Here's a helpful visual reference, courtesy of AndyS.


For the Marinade:

  • 3-4 garlic cloves, minced (I always keep pureed garlic in oil handy)

  • 1 tablespoon freshly grated ginger

  • 2 tablespoons ginger marmalade

  • 2 tablespoons Sriracha sauce

  • Juice of 2 fresh limes

  • Juice and zest of 1 lemon

  • 2 tablespoons Vietnamese fish sauce


Remove the shells from the shrimp, carefully keeping the tail segment in place. (Consider saving the shells for stock. More on that later.) These shrimp were already de-veined, i.e., the digestive tract that runs along the back had been removed through a slice in the shell; however, with shrimp this size I also like to remove the thread-like white nerve that runs along the length of the belly. A quick flick of a small sharp knife will free it, and I just wipe it off the blade onto a square of paper towel.


Marinate shrimp for at least 2 hours, but no more than 4;

Remove shrimp, pat dry, sear one side then the other in grapeseed oil.

When the outside begins to scorch slightly, they are thoroughly cooked...

and ready to enjoy, either right away or a little later.



Sweet, spicy, and scrumptious Vietnamese tiger shrimp.



WAGYU PRIME RIB w/ THE BEST POSSIBLE GRAVY


As the loyal followers of Danny's Table well know, I've been working on perfecting prime rib for much of the website's existence.
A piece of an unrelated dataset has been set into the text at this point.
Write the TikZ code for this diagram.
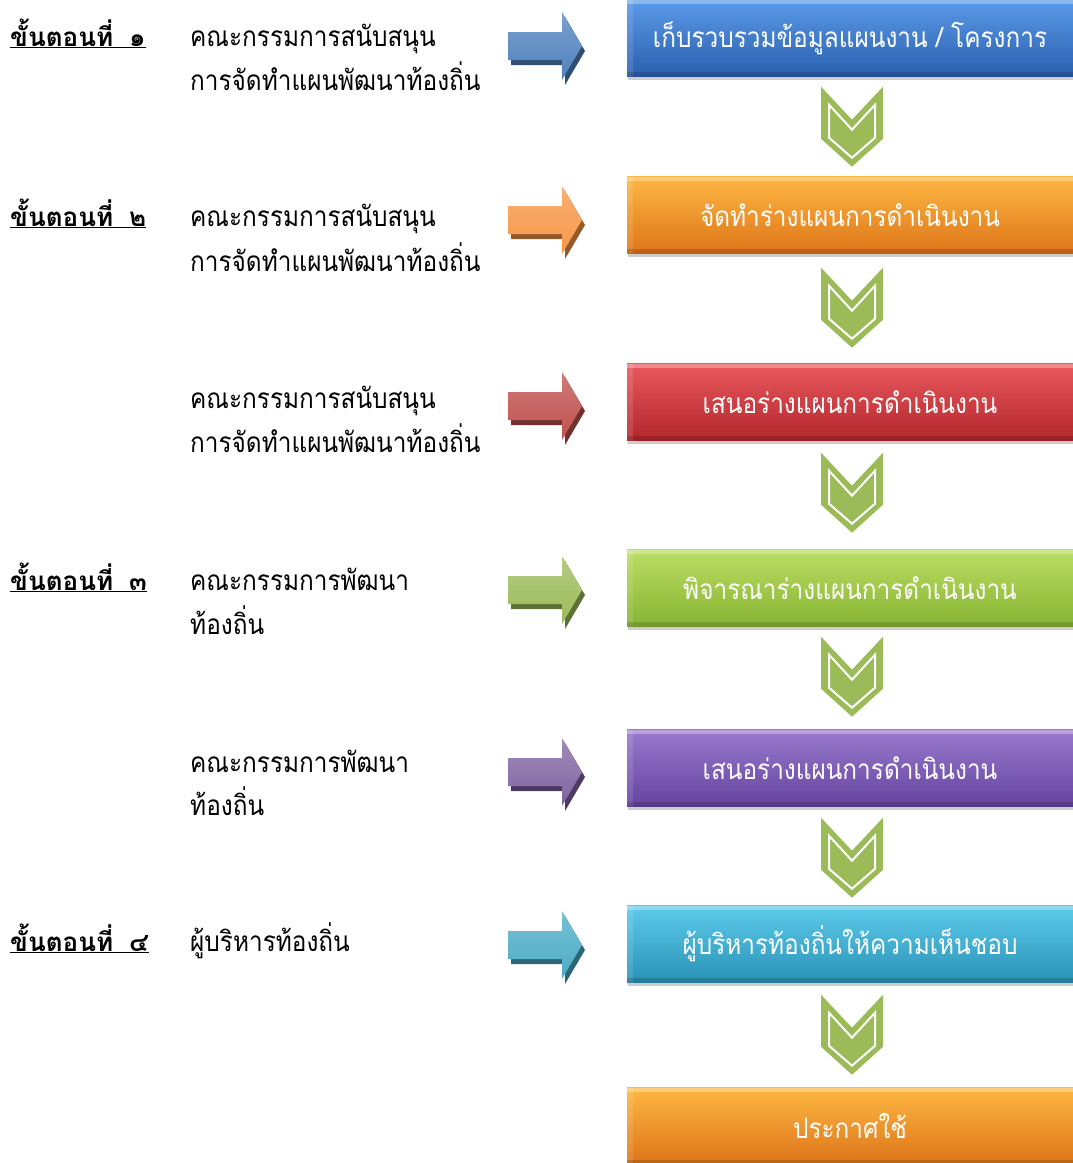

This version was the culmination of my efforts to date... light years better than the "usually... not bad" roast beef in the movie.


This special November birthday dinner was finally scheduled for a late winter Tuesday night. On the prior Monday afternoon I pulled a Snake River Farms boneless Wagyu Prime Rib-- "Black" grade-- from my deep freezer and thawed it for a few hours in a pot of water. I then gave it a generous salting and positioned it on a rack for overnight refrigeration. Come morning I set it up with a fan (at room temperature) to accelerate the formation of the exterior's dry crust. (The drier the better when it goes in the oven.) 20 minutes at 475º in my convection oven gave it a gorgeous brown exterior. Then it went into the regular oven at 175º until it reached 122º, which required about 4 hours.


Why such a low roasting temperature? Because in the course of my multiple experiences with prime rib, I've come across and tried a wide range of recommended cooking temperatures, and I've drawn two important conclusions:


ALL prime rib recipes recommend "resting" the meat for a spell between the oven and the carving board, during which, we are told, the internal temperature will continue to rise. Through repeated trials I learned that the lower the oven's roasting temperature, the less the rise in temperature during the rest period. This is an important factor when aiming for an exact internal temperature at serving time. Also, a worthy goal when roasting prime rib is to achieve as uniform a degree of done-ness as possible, i.e., the same desired shade of reddish-pink throughout. This, too, is best accomplished with a low roasting temperature.


A dark & tasty crust, and then uniformly medium-rare from coast to coast.


As previously mentioned, the roasting at 175º required about 4 hours to raise the internal temperature from 59º to 122º. However, every roast is at least somewhat unique, and your mileage may vary. (Pro-tip: according to the immutable laws of thermodynamics, the rise in internal temperature is not linear, i.e., not a steady progression of x degrees per hour from start to finish. It will rise not at all for the first 15 minutes or so, then rise quickly, then slow down as the internal temperature approaches the roasting temperature.)


And what about that "Best Possible Gravy?"


Dear Reader, I hereby confess to blatant culinary cheating. Of course I used my "faux jus," but I jacked it up to the highest possible level by combining it with something special-- while the rib roast was slowly roasting to perfection, I simultaneously made a basic red wine pot roast, the flourless version I posted last year in the essay "Five Easy Pieces." (Good thing we bought that new range last year with the two separate ovens.) Then I drained all the luscious liquid from the pot roast, de-fatted it, and combined it with the faux jus. After reducing for a while and adding a few shakes of salt and some potato flour roux, we had wagyu-worthy gravy... the best I've ever tasted.


All in all, it was a feast for the ages.


NOTES:


I generally avoid tiger shrimp because a lot of it is raised in Asian sewage. However, I have come to thoroughly trust the seafood departments at Whole Foods and Wegmans because they stand out as especially diligent about ethical sourcing and chain of custody.


Wagyu prime rib is really expensive. Never pay full price; always keep a sharp eye for sales.


That being said, properly-cooked Wagyu prime rib is cheaper and better than any prime rib you'll ever get in a restaurant.


This dinner took place some 16 weeks after my actual birthday. It was worth the wait.


Shrimp shells make excellent and useful stock. Cook them first by sautéeing them in a saucepan with just enough grapeseed oil. ("Get'em pink," as my son Chef Remi likes to say.) Simmer in just enough water for maybe half an hour, strain, and then reduce by half. Allow to cool, then freeze in a sturdy deli-type container. Shrimp (and lobster) stock is good for seafood soups and luxurious sauces.


And in case you were wondering, we washed this dinner down with a ripe and smooth Chianti Classico and a Washington State Cabernet Sauvignon.